Paint is freshly made each day using mineral pigments from all over the world, including lapis lazuli; ground with distilled water, and mixed with egg yolk. Egg-white is, apparently, best avoided, as it rapidly goes mouldy!

In The Harling Christ, Jesus stands in joyous resurrection pose, arms outstretched in support of his soon-to-be-commissioned apostles, while St Peter and St Paul look up attentively. The basket in the painting refers to "frails": simple rush baskets used by workmen to carry tools, and depicted throughout the church on tombs and monuments such as that of Sir Robert Harling and his wife, Anne.

The lamb is the symbol of East Harling, and recalls the Lamb Market held there from medieval times - source of the wealth Anne Harling used to embellish the church in the 15th century. Finally, the squirrel is the emblem of the Lovell family, whose coat of arms shows three red squirrels, and one of whose members, Anne, wife of Francis, is the subject of Hans Holbein's painting Lady with a Squirrel and a Starling.

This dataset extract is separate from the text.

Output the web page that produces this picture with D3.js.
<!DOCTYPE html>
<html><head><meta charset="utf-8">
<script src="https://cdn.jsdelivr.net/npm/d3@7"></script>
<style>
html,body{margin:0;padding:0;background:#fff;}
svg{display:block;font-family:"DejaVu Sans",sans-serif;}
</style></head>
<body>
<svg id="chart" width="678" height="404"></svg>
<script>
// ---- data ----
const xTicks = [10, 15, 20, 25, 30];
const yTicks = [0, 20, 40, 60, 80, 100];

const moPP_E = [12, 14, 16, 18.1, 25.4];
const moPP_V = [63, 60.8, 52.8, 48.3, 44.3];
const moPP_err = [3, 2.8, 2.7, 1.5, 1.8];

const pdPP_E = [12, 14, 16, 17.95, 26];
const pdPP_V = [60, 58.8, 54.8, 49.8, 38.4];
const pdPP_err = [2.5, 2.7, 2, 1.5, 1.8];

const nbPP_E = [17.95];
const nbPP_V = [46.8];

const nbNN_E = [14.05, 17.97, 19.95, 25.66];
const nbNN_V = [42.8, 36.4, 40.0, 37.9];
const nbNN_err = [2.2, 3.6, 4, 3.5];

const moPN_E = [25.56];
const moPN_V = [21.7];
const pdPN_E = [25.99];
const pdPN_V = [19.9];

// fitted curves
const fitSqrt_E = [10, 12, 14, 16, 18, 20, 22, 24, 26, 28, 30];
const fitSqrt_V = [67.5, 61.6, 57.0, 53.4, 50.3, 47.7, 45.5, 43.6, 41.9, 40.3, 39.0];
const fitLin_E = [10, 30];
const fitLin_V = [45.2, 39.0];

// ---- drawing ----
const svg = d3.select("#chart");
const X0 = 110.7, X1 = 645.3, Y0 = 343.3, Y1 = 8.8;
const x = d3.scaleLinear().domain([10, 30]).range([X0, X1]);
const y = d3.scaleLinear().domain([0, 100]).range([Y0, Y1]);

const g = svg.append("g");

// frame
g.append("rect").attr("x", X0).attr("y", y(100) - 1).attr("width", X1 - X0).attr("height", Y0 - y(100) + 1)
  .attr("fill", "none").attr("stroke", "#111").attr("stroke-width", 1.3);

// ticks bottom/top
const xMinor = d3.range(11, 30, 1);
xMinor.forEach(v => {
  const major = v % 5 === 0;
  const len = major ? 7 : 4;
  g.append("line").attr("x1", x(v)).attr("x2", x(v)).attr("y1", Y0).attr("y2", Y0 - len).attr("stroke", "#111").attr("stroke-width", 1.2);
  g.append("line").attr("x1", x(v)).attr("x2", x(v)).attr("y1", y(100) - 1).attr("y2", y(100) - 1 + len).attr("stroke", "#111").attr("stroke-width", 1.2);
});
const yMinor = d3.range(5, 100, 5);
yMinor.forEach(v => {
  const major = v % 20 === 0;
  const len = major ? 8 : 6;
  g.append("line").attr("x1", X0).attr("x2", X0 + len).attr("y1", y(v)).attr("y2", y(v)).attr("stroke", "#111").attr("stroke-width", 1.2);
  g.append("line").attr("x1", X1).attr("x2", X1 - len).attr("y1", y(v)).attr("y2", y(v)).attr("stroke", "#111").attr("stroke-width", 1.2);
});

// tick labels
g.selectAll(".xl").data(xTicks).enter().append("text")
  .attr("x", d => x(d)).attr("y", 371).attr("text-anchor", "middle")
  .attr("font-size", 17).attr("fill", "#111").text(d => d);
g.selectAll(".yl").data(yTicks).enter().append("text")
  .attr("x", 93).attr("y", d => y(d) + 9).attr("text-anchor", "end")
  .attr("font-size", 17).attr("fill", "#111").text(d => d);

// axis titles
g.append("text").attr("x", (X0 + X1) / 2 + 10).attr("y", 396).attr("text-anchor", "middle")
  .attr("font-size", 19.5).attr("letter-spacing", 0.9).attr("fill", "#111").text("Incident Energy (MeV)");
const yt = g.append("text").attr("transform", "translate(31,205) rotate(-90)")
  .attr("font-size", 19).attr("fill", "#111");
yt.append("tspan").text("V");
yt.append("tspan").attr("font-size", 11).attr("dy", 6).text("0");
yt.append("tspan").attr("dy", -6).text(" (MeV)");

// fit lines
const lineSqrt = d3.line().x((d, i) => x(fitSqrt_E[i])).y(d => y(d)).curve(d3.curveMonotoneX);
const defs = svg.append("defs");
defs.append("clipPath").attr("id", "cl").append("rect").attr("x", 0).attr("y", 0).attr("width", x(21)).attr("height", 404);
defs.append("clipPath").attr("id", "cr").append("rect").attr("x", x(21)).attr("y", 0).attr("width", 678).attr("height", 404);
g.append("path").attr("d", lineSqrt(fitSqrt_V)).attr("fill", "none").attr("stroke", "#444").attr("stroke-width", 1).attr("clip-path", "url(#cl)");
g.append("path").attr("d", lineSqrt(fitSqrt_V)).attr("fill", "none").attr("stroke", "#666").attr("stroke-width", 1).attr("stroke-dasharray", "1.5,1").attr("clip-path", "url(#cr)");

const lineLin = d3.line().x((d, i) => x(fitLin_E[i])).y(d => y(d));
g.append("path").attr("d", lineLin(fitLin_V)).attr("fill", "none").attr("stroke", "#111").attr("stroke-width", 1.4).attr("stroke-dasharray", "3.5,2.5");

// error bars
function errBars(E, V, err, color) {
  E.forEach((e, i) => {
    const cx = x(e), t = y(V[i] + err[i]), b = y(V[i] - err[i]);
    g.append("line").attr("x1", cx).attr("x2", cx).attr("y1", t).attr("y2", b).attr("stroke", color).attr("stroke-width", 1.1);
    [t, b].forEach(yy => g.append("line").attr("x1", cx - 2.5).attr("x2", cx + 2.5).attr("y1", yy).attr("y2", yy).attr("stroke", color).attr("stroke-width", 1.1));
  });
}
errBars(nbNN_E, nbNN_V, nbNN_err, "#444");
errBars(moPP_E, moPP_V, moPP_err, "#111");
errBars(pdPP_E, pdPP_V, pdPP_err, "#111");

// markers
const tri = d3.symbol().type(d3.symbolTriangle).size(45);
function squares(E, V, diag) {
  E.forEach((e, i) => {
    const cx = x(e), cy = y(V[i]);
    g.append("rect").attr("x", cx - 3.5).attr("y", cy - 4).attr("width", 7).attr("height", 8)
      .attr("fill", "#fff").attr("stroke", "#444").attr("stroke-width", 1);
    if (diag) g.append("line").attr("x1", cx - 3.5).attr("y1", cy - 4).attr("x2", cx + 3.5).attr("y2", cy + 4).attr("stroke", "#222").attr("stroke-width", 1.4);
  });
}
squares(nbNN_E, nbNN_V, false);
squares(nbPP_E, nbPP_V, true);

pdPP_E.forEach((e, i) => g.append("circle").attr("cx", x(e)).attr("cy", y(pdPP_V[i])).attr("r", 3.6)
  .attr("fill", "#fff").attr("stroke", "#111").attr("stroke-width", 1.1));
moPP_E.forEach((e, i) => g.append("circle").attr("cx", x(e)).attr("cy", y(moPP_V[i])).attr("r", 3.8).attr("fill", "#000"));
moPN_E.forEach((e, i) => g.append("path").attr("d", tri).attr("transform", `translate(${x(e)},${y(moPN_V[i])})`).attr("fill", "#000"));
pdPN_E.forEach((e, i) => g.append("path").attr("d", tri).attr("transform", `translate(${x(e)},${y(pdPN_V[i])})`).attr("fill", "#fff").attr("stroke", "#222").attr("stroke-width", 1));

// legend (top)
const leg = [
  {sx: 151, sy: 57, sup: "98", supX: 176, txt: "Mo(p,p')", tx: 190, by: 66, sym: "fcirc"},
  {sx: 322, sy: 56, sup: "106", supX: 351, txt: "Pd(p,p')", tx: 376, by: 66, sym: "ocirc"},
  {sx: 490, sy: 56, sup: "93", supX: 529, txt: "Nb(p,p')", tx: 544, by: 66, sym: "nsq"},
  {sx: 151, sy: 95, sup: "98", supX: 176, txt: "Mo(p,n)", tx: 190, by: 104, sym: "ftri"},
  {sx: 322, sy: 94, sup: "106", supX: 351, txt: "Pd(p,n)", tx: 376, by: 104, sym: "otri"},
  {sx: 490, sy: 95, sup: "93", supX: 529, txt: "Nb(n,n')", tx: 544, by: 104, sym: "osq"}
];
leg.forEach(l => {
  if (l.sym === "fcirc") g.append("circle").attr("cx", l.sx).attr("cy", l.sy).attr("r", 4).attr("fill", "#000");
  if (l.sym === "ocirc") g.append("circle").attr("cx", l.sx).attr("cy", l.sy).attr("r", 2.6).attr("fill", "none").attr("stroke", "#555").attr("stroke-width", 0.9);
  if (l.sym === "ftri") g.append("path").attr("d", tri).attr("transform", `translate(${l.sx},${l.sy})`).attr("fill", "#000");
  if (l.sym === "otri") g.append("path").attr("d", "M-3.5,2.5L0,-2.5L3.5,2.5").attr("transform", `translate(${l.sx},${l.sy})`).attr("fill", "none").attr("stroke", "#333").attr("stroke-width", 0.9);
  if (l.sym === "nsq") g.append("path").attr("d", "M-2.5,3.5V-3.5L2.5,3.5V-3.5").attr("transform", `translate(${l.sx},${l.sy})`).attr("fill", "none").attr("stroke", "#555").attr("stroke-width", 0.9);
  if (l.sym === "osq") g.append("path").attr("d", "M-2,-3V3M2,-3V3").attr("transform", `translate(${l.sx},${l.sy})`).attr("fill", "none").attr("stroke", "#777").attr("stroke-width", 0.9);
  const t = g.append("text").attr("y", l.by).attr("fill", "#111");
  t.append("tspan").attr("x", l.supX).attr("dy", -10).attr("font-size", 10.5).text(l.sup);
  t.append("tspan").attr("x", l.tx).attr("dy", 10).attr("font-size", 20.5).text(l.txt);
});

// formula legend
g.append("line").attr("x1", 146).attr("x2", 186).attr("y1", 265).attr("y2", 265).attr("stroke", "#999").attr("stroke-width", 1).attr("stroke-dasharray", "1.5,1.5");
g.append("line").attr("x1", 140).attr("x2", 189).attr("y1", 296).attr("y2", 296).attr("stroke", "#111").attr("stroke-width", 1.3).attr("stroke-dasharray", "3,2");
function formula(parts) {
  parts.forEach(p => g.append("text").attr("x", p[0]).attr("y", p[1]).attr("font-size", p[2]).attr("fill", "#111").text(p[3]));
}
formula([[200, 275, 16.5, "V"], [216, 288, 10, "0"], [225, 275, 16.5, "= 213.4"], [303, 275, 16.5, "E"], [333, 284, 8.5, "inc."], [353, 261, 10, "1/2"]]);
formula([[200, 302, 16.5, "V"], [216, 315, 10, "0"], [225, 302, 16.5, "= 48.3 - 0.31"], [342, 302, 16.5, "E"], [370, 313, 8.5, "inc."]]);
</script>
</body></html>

According to the Rector, the Revd Sarah Oakland, the reception of the painting has been "really interesting", attracting comments such as "Wondrous"; "It does have a presence"; "Draws you in like an icon". Perhaps the greatest accolade is from the Bishop of Norwich, the Rt Revd Graham James, who dedicated it in April, and who now uses it as an aid to prayer.